Page 71 - 2018 Hong Kong Important Chieese Art
P. 71

It was customary that missionaries coming to China would
                                                                      bear gifts of ‘exotic’ goods such as brocades, velvet, clocks,
                                                                      paintings and enamelled wares on copper produced in places
                                                                      such as Limoges, Nuremberg, Genéva and Berlin. The Kangxi
                                                                      Emperor admired these gifts and became a connoisseur and
                                                                      collector of Western clocks, scientific instruments and painted
                                                                      enamels. His particular fascination with Western enamelled
                                                                      wares and his patronage in establishing the production of such
                                                                      wares in the Imperial Palace Workshop brought about a new
                                                                      decorative art that came to represent a harmonious blend of
                                                                      western technique and Chinese workmanship.
                                                                      The technique used for enamelling on metal-bodied ware was
                                                                      introduced in Guangzhou by Jesuit missionaries around 1684,
                                                                      when the ban on overseas trade was lifted. Guangzhou artists
                                                                      had been most immediately exposed to wares from Europe
                                                                      and had mastered the technical skills of enamel painting earlier
                                                                      than those working in the Palace Workshop in Beijing. In the
                                                                      58th year of the Kangxi reign (1719), the French missionary
                                                                      and enamel specialist, Jean-Baptiste Gravereau, also known
                                                                      as Chen Zhongxin, was sent to Beijing by the Viceroy of
                                                                      Guangdong to teach enamelling techniques to craftsmen
                                                                      working in the Palace Workshops (see the catalogue to the
                                                                      exhibition Treasures from Guangdong to the Qing Court, Art
                                                                      Gallery, The Chinese University of Hong Kong, Hong Kong,
                                                                      1987, p. 54).
                                                                      The present bowl captures the luxuriousness and exoticism
                                                                      of the Western enamelling technique with the familiarity of
                                                                      traditional Chinese floral motifs. Closely related examples,
                                                                      with Kangxi yuzhi marks, include one in the Palace Museum,
                                                                      Beijing, included in The Complete Collection of Treasures of the
                                                                      Palace Museum. Metal-bodied Enamel Ware, Hong Kong, 2002,
                                                                      pl. 177; one from the collection of Rev. Victor Farmer, sold at
                                                                      Christie’s London, 8th June 2004, lot 467; another included in
                                                                      the Min Chiu Society Thirtieth Anniversary Exhibition.
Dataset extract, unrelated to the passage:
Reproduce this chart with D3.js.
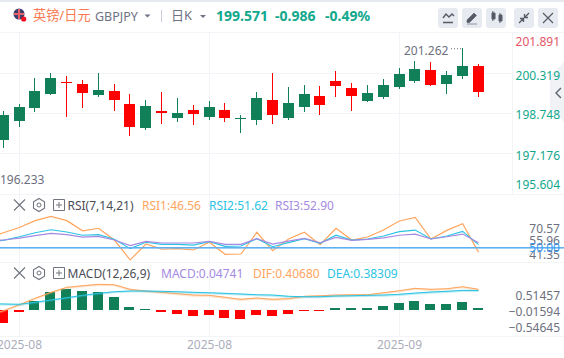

Selected
                                                                      Treasures of Chinese Art, Hong Kong Museum of Art, Hong
                                                                      Kong, 1991, cat. no. 225, and subsequently sold at Christie’s
                                                                      Hong Kong, 27th October 2003, lot 725; and a fourth bowl,
                                                                      from the collection of Elizabeth Halsey Dock, sold twice in our
                                                                      New York rooms, 1st June 1993, lot 101, and 24th March 1998,
                                                                      lot 459, and a third time at Christie’s Hong Kong, 31st May
                                                                      2010, lot 1863.
                                                                      During the Kangxi reign, porcelain designs often drew
                                                                      inspiration from the more developed palette and associated
                                                                      design scheme of Beijing enamelled wares; compare Kangxi
                                                                      yuzhi marked bowls of shallower form with related designs,
                                                                      such as one, which even includes the stippled effect on the
                                                                      petals, in the National Palace Museum, Taipei, included in the
                                                                      Museum’s Special Exhibition of Famous Enamelled Painted
                                                                      Wares of the Ch’ing Dynasty, Taipei, 1979, cat. no. 4.